Increasing access to sanitation services integrated with resource recovery in rural Burkina Faso

PI: Ynoussa Maiga (, University of Ouaga I Pr Joseph Ki-Zerbo
U.S. Partner: James Mihelcic, University of South Florida
Project Dates: To be determined

Project Overview:
The development of efficient sanitation technologies and practices can enhance the resilience of local populations from adverse consequences related to the lack of appropriate sanitation. Many imported water and sanitation technologies have failed because they were not adapted to local conditions or did not correspond to the needs of end users. This project will develop, under real conditions, sanitation technologies and resource recovery technologies in a participatory way in order to increase their robustness and acceptability by local beneficiaries. The PI and his team will develop a greywater treatment unit to collect and treat household wastewater for reuse in gardening. A Slanted Soil Treatment System (SSTS) has been previously designed and tested for greywater treatment at the household level, but the quality of the treated greywater was not sufficient to allow its safe reuse in gardening. The current project will test modifications made to the treatment system, including the configuration of the SSTS, the characteristics of the filter bed, and addition of plants to enhance its efficiency, making possible the safe reuse of the treated water for food crop irrigation. In addition, a composting toilet with urine diversion has been developed for rural households. However, concerns related to the biodegradability of the organic matter, hygiene, and maturation of the compost have emerged. The PI and researchers in this project will test new strategies by mixing urine and feces in the dry toilet. In addition, they will design a composting pit and use it in an additional step for the maturation and sanitization of the compost collected from the composting toilet, including through mixture with agricultural waste. The most efficient operating conditions allowing for the production of hygienic and nutrient-rich compost will be determined by testing several mixtures. Tentative thermal inactivation pathogens using sunlight will tested with the aim of making the compost more hygienic. These modifications should enhance the safety of the compost and increase its acceptability.

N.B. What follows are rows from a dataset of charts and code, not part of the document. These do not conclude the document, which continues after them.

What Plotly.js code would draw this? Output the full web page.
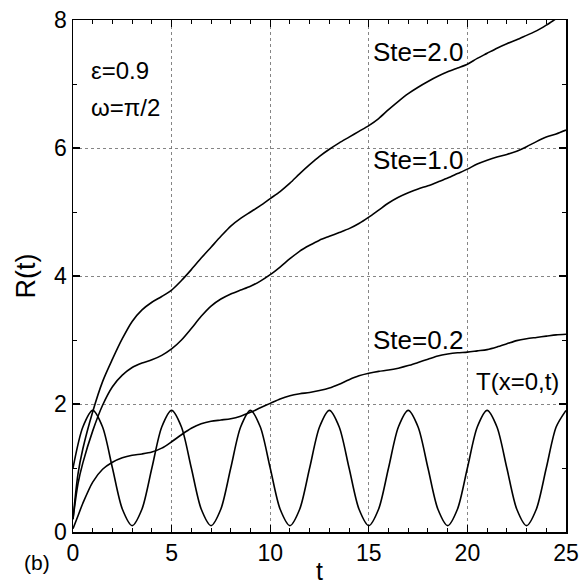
<!DOCTYPE html>
<html>
<head>
<meta charset="utf-8">
<script src="https://cdn.plot.ly/plotly-3.0.1.min.js"></script>
<style>html,body{margin:0;padding:0;background:#fff;}#chart{width:580px;height:585px;}</style>
</head>
<body>
<div id="chart"></div>
<script>
// time grid (half-unit steps)
const tHalf = [0,0.5,1,1.5,2,2.5,3,3.5,4,4.5,5,5.5,6,6.5,7,7.5,8,8.5,9,9.5,10,10.5,11,11.5,12,12.5,13,13.5,14,14.5,15,15.5,16,16.5,17,17.5,18,18.5,19,19.5,20,20.5,21,21.5,22,22.5,23,23.5,24,24.5,25];
// R arrays: t=0, t=0.25, then t=0.5.. in half steps
const tR = [0,0.25,0.5,1,1.5,2,2.5,3,3.5,4,4.5,5,5.5,6,6.5,7,7.5,8,8.5,9,9.5,10,10.5,11,11.5,12,12.5,13,13.5,14,14.5,15,15.5,16,16.5,17,17.5,18,18.5,19,19.5,20,20.5,21,21.5,22,22.5,23,23.5,24,24.5,25];

// R(t), Ste = 2.0
const rSte20 = [0.2,0.9,1.3,1.88,2.35,2.7,3.02,3.29,3.47,3.59,3.68,3.78,3.93,4.1,4.28,4.45,4.62,4.78,4.9,5.0,5.1,5.21,5.32,5.45,5.6,5.74,5.87,5.98,6.08,6.17,6.26,6.35,6.46,6.6,6.73,6.85,6.95,7.04,7.12,7.19,7.25,7.31,7.4,7.48,7.56,7.63,7.69,7.76,7.83,7.92,8.02,8.12];
// R(t), Ste = 1.0
const rSte10 = [0.2,0.75,1.08,1.58,1.98,2.27,2.45,2.57,2.64,2.69,2.76,2.86,3.0,3.18,3.37,3.53,3.64,3.72,3.78,3.84,3.92,4.02,4.14,4.27,4.39,4.48,4.56,4.62,4.68,4.74,4.82,4.92,5.03,5.14,5.23,5.3,5.36,5.41,5.47,5.53,5.6,5.67,5.75,5.81,5.86,5.9,5.95,6.02,6.1,6.17,6.22,6.28];
// R(t), Ste = 0.2
const rSte02 = [0.05,0.25,0.45,0.78,0.98,1.09,1.16,1.2,1.22,1.25,1.31,1.41,1.52,1.62,1.69,1.73,1.75,1.77,1.81,1.87,1.94,2.01,2.08,2.13,2.16,2.18,2.21,2.25,2.31,2.38,2.44,2.48,2.51,2.53,2.56,2.6,2.65,2.7,2.75,2.78,2.8,2.81,2.83,2.85,2.89,2.94,2.99,3.02,3.04,3.06,3.08,3.09];
// T(x=0,t), boundary temperature
const tBound = [1.0,1.64,1.9,1.64,1.0,0.36,0.1,0.36,1.0,1.64,1.9,1.64,1.0,0.36,0.1,0.36,1.0,1.64,1.9,1.64,1.0,0.36,0.1,0.36,1.0,1.64,1.9,1.64,1.0,0.36,0.1,0.36,1.0,1.64,1.9,1.64,1.0,0.36,0.1,0.36,1.0,1.64,1.9,1.64,1.0,0.36,0.1,0.36,1.0,1.64,1.9];

const xTickVals = [0,5,10,15,20,25];
const yTickVals = [0,2,4,6,8];

const line = {color:'#000', width:1.6, shape:'spline', smoothing:0.8};
const traces = [
  {x:tR, y:rSte20, mode:'lines', line:line, name:'Ste=2.0'},
  {x:tR, y:rSte10, mode:'lines', line:line, name:'Ste=1.0'},
  {x:tR, y:rSte02, mode:'lines', line:line, name:'Ste=0.2'},
  {x:tHalf, y:tBound, mode:'lines', line:line, name:'T(x=0,t)'}
];

const fam = 'Liberation Sans, Arial, sans-serif';
const fnt = {family:fam, size:23, color:'#000'};
const axisCommon = {
  showline:true, linecolor:'#000', linewidth:1.5, mirror:'allticks',
  ticks:'inside', ticklen:7, tickwidth:1.2, tickcolor:'#000',
  showgrid:true, gridcolor:'#666', griddash:'dot', gridwidth:0.8,
  zeroline:false, tickfont:fnt
};

const layout = {
  width:580, height:585,
  margin:{l:73, r:14, t:20, b:53},
  paper_bgcolor:'#fff', plot_bgcolor:'#fff',
  showlegend:false,
  font:fnt,
  xaxis: Object.assign({}, axisCommon, {
    range:[0,25], tickvals:xTickVals, ticktext:xTickVals.map(String),
    minor:{dtick:1, ticks:'inside', ticklen:4, tickcolor:'#000', tickwidth:1, showgrid:false},
    title:{text:'t', font:{family:fam, size:25, color:'#000'}, standoff:0}
  }),
  yaxis: Object.assign({}, axisCommon, {
    range:[0,8], tickvals:yTickVals, ticktext:yTickVals.map(String),
    minor:{dtick:1, ticks:'inside', ticklen:4, tickcolor:'#000', tickwidth:1, showgrid:false},
    title:{text:'R(t)', font:{family:fam, size:27, color:'#000'}, standoff:10}
  }),
  annotations:[
    {text:'ε=0.9', x:0.8, y:(532-70)/64, xref:'x', yref:'y', showarrow:false, xanchor:'left', font:{family:fam, size:24}},
    {text:'ω=π/2', x:0.8, y:(532-107)/64, xref:'x', yref:'y', showarrow:false, xanchor:'left', font:{family:fam, size:24}},
    {text:'Ste=2.0', x:15.1, y:(532-52)/64, xref:'x', yref:'y', showarrow:false, xanchor:'left', font:{family:fam, size:26}},
    {text:'Ste=1.0', x:15.1, y:(532-160)/64, xref:'x', yref:'y', showarrow:false, xanchor:'left', font:{family:fam, size:26}},
    {text:'Ste=0.2', x:15.1, y:(532-340)/64, xref:'x', yref:'y', showarrow:false, xanchor:'left', font:{family:fam, size:26}},
    {text:'T(x=0,t)', x:20.35, y:(532-381)/64, xref:'x', yref:'y', showarrow:false, xanchor:'left', font:{family:fam, size:24}},
    {text:'(b)', x:0, y:0, xref:'paper', yref:'paper', showarrow:false, font:{family:fam, size:21}}
  ]
};
layout.annotations[6].x = (22 - 73) / (580 - 73 - 14);
layout.annotations[6].y = (585 - 53 - 576) / (585 - 20 - 53);

Plotly.newPlot('chart', traces, layout, {staticPlot:true, displayModeBar:false});
</script>
</body>
</html>
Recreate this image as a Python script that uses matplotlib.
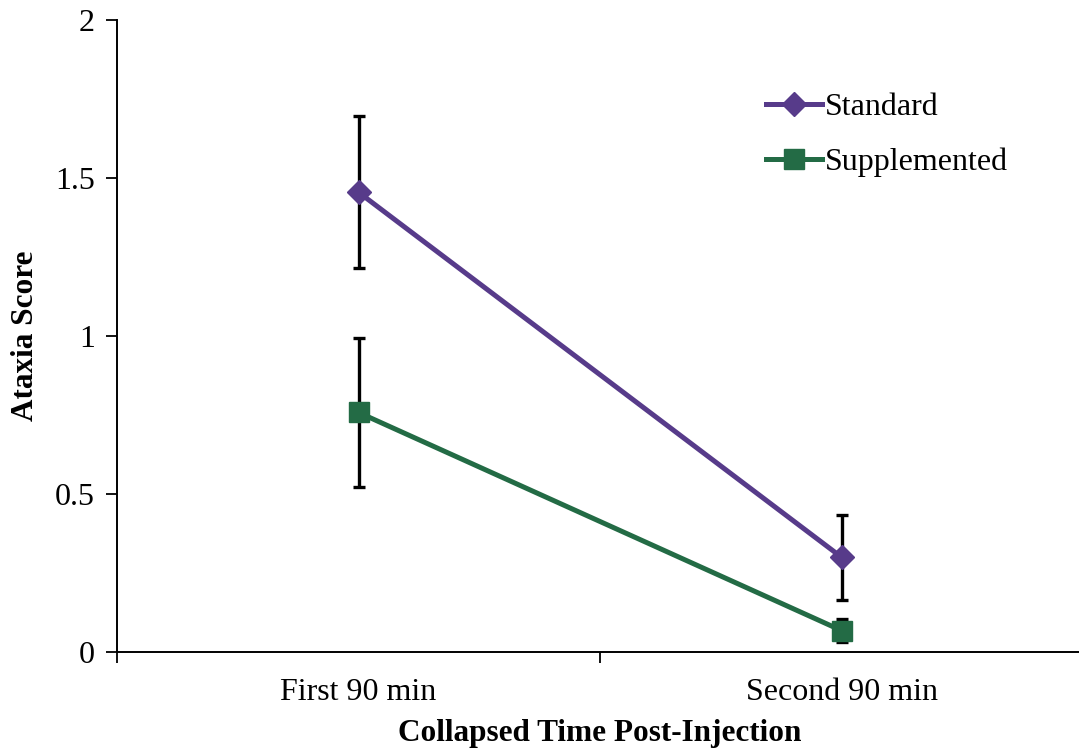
import matplotlib
matplotlib.use("Agg")
import matplotlib.pyplot as plt
import numpy as np

categories = ["First 90 min", "Second 90 min"]
standard = [1.455, 0.30]
standard_err = [0.24, 0.135]
supplemented = [0.758, 0.068]
supplemented_err = [0.235, 0.036]

plt.rcParams['font.family'] = ['Liberation Serif', 'DejaVu Serif']

W, H = 1079, 754
fig = plt.figure(figsize=(W/100, H/100), dpi=100)
ax = fig.add_axes([117/W, 102/H, 966/W, 632/H])

x = np.arange(len(categories))
purple = '#573b8a'
green = '#236b45'

ax.errorbar(x, standard, yerr=standard_err, fmt='none', ecolor='black',
            elinewidth=2.4, capsize=4.5, capthick=2.4, zorder=2)
ax.errorbar(x, supplemented, yerr=supplemented_err, fmt='none', ecolor='black',
            elinewidth=2.4, capsize=4.5, capthick=2.4, zorder=2)
ax.plot(x, standard, color=purple, lw=3.6, marker='D', markersize=12,
        label='Standard', zorder=3)
ax.plot(x, supplemented, color=green, lw=3.6, marker='s', markersize=14,
        label='Supplemented', zorder=3)

ax.set_xlim(-0.5, 1.5)
ax.set_ylim(0, 2)
ax.set_yticks([0, 0.5, 1, 1.5, 2])
ax.set_yticklabels(['0', '0.5', '1', '1.5', '2'])
ax.set_xticks(x)
ax.set_xticklabels(categories)
ax.set_xticks([-0.5, 0.5, 1.5], minor=True)
ax.tick_params(axis='x', which='major', length=0, pad=19, labelsize=23)
ax.tick_params(axis='x', which='minor', length=8, width=1.3, direction='out')
ax.tick_params(axis='y', length=8, width=1.3, direction='out', labelsize=23, pad=8)

for s in ['top', 'right']:
    ax.spines[s].set_visible(False)
for s in ['left', 'bottom']:
    ax.spines[s].set_linewidth(1.4)

fig.text(26/W, 1 - 336/H, 'Ataxia Score', fontsize=22.5, fontweight='bold',
         rotation=90, ha='center', va='center')
fig.text(600/W, 1 - 734/H, 'Collapsed Time Post-Injection', fontsize=22.5,
         fontweight='bold', ha='center', va='center')

ax.legend(loc='upper left', bbox_to_anchor=(0.672, 0.885), frameon=False,
          fontsize=23, handlelength=1.75, handletextpad=0.1, labelspacing=0.8,
          borderaxespad=0, borderpad=0)

fig.savefig('out.png', dpi=100)
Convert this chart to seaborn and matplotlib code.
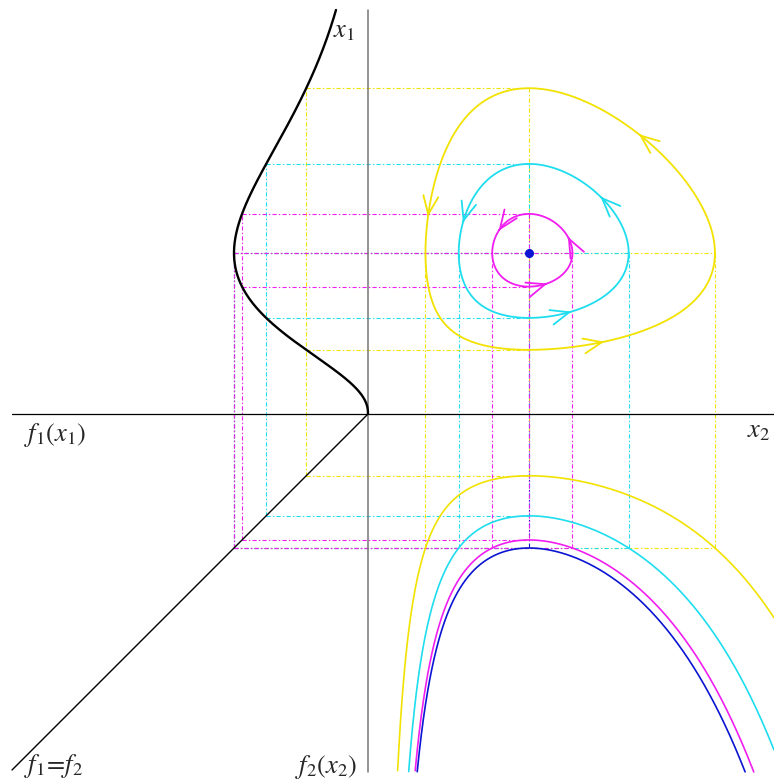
import numpy as np
import matplotlib
matplotlib.use("Agg")
import matplotlib.pyplot as plt
import seaborn as sns

sns.set_theme(style="white")
plt.rcParams["mathtext.fontset"] = "stix"
plt.rcParams["lines.scale_dashes"] = False

# --- model data (units = pixels of the construction) ---
eq_x1 = 161.0          # equilibrium value of x1
eq_x2 = 161.0          # equilibrium value of x2
f_peak = 134.0         # maximum of f1 (drawn leftwards) = depth of f2 envelope
exp_a = 2.43           # shape exponent of f1(x1)
exp_b = 2.0            # shape exponent of f2(x2)
levels = [0.461, 0.76, 0.94]                  # orbit levels f1*f2 = K
level_colors = ["#F2E200", "#1EDDEE", "#F01EF0"]
eq_color = "#0A14D2"
# arrow anchors on each orbit (x2, x1) and their colours
arrow_pts = [(272, 279), (60, 199), (235, 71),
             (237, 219), (94, 194), (202, 101),
             (202, 176), (130, 186), (177, 131)]
arrow_level = [0, 0, 0, 1, 1, 1, 2, 2, 2]


def F(u):
    r = u / eq_x1
    return exp_a * (np.log(r) + 1 - r)


def G(v):
    r = v / eq_x2
    return exp_b * (np.log(r) + 1 - r)


def roots(fun, c, lnK):
    # two roots of fun(c*r)=lnK, one below and one above c
    out = []
    for lo, hi in ((1e-6, 1.0), (1.0, 20.0)):
        a, b = lo, hi
        for _ in range(80):
            m = 0.5 * (a + b)
            fm = fun(c * m) - lnK
            fa = fun(c * a) - lnK
            if np.sign(fm) == np.sign(fa):
                a = m
            else:
                b = m
        out.append(c * 0.5 * (a + b))
    return out


def orbit(K, n=720):
    lnK = np.log(K)
    th = np.linspace(0, 2 * np.pi, n)
    cx, cy = np.cos(th), np.sin(th)
    rmax = np.full(n, 2000.0)
    rmax = np.where(cx < 0, np.minimum(rmax, eq_x2 / np.maximum(-cx, 1e-9) * 0.999999), rmax)
    rmax = np.where(cy < 0, np.minimum(rmax, eq_x1 / np.maximum(-cy, 1e-9) * 0.999999), rmax)
    lo, hi = np.zeros(n), rmax
    for _ in range(80):
        m = 0.5 * (lo + hi)
        val = G(eq_x2 + m * cx) + F(eq_x1 + m * cy) - lnK
        lo = np.where(val > 0, m, lo)
        hi = np.where(val > 0, hi, m)
    r = 0.5 * (lo + hi)
    return eq_x2 + r * cx, eq_x1 + r * cy


fig = plt.figure(figsize=(7.74, 7.82), dpi=100)
ax = fig.add_axes([0, 0, 1, 1])
ax.set_xlim(-368, 406)
ax.set_ylim(-368, 414)
ax.axis("off")

dash = (0, (3, 1.6, 1, 1.6))
dlw = 0.8


def dl(xs, ys, c, z=2):
    ax.plot(xs, ys, color=c, lw=dlw, ls=dash, zorder=z)


# equilibrium rectangle (underneath the coloured construction lines)
dl([-f_peak, eq_x2], [eq_x1, eq_x1], eq_color, 1)
dl([eq_x2, eq_x2], [eq_x1, -f_peak], eq_color, 1)
dl([-f_peak, eq_x2], [-f_peak, -f_peak], eq_color, 1)
dl([-f_peak, -f_peak], [-f_peak, eq_x1], eq_color, 1)

# construction lines for each orbit
for K, c in zip(levels, level_colors):
    d = f_peak * K
    lnK = np.log(K)
    u_bot, u_top = roots(F, eq_x1, lnK)
    v_l, v_r = roots(G, eq_x2, lnK)
    dl([-d, -d], [-d, u_top], c)
    dl([-d, eq_x2], [-d, -d], c)
    dl([-d, eq_x2], [u_top, u_top], c)
    dl([-d, eq_x2], [u_bot, u_bot], c)
    dl([eq_x2, eq_x2], [u_top, -d], c)
    dl([-f_peak, v_r], [eq_x1, eq_x1], c)
    dl([-f_peak, v_r], [-f_peak, -f_peak], c)
    dl([-f_peak, -f_peak], [-f_peak, eq_x1], c)
    dl([v_l, v_l], [-f_peak, eq_x1], c)
    dl([v_r, v_r], [-f_peak, eq_x1], c)

# axes of the construction
ax.plot([-356, 406], [0, 0], color="black", lw=0.9, zorder=3)
ax.plot([0, 0], [404, -358], color="#777777", lw=1.1, zorder=3)
ax.plot([0, -356], [0, -356], color="black", lw=1.0, zorder=3)

# f1(x1), drawn leftwards
u = np.linspace(0.01, 404, 600)
sns.lineplot(x=-f_peak * np.exp(F(u)), y=u, sort=False, estimator=None,
             color="black", lw=1.7, ax=ax, zorder=4)

# lower-right curves: depth = f_peak*K / f2(x2)
v = np.linspace(1, 406, 3000)
for K, c in list(zip(levels, level_colors)) + [(1.0, eq_color)]:
    depth = f_peak * K / np.exp(G(v))
    m = depth <= 358
    sns.lineplot(x=v[m], y=-depth[m], sort=False, estimator=None,
                 color=c, lw=1.2, ax=ax, zorder=4)

# orbits in the phase plane
orbits = []
for K, c in zip(levels, level_colors):
    ox, oy = orbit(K)
    orbits.append((ox, oy))
    sns.lineplot(x=ox, y=oy, sort=False, estimator=None,
                 color=c, lw=1.3, ax=ax, zorder=4)

# direction arrows (counter-clockwise motion)
for (px, py), k in zip(arrow_pts, arrow_level):
    ox, oy = orbits[k]
    i = int(np.argmin((ox - px) ** 2 + (oy - py) ** 2))
    j = (i + 4) % len(ox)
    h = (i - 4) % len(ox)
    tx, ty = ox[j] - ox[h], oy[j] - oy[h]
    nrm = np.hypot(tx, ty)
    tx, ty = tx / nrm, ty / nrm
    ax.annotate("", xy=(ox[i] + 2 * tx, oy[i] + 2 * ty),
                xytext=(ox[i] - 2 * tx, oy[i] - 2 * ty),
                arrowprops=dict(arrowstyle="->,head_length=1.1,head_width=0.45",
                                color=level_colors[k], lw=1.3),
                zorder=5)

ax.plot([eq_x2], [eq_x1], "o", color=eq_color, ms=5.5, zorder=6)

# labels
fs = 19
ax.text(-35, 384, r"$x_{\mathit{1}}$", fontsize=fs, ha="left", va="center")
ax.text(379, -16, r"$x_{\mathit{2}}$", fontsize=fs, ha="left", va="center")
ax.text(-344, -21, r"$f_{\mathit{1}}(x_{\mathit{1}})$", fontsize=fs, ha="left", va="center")
ax.text(-344, -352, r"$f_{\mathit{1}}\!=\!f_{\mathit{2}}$", fontsize=fs, ha="left", va="center")
ax.text(-73, -353, r"$f_{\mathit{2}}(x_{\mathit{2}})$", fontsize=fs, ha="left", va="center")

fig.savefig("out.png", dpi=100)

Ten households from two rural settlements will be involved in this study to develop and assess at the household level a greywater treatment unit and a composting toilet, as well as the possibility of reuse of sanitation by-products (treated greywater and compost) for safe vegetable production. The project will therefore achieve impacts along several lines, including encouraging sustainable adoption of adequate hygiene and sanitation practices in rural areas, enhancement of quality of life and improvement of rural residents’ diets through the increased production of vegetables, reduction of sanitation-related diseases (malaria, diarrhea), and strengthening of the capacities of the rural population in terms of hygiene, sanitation, and valorization of sanitation by-products.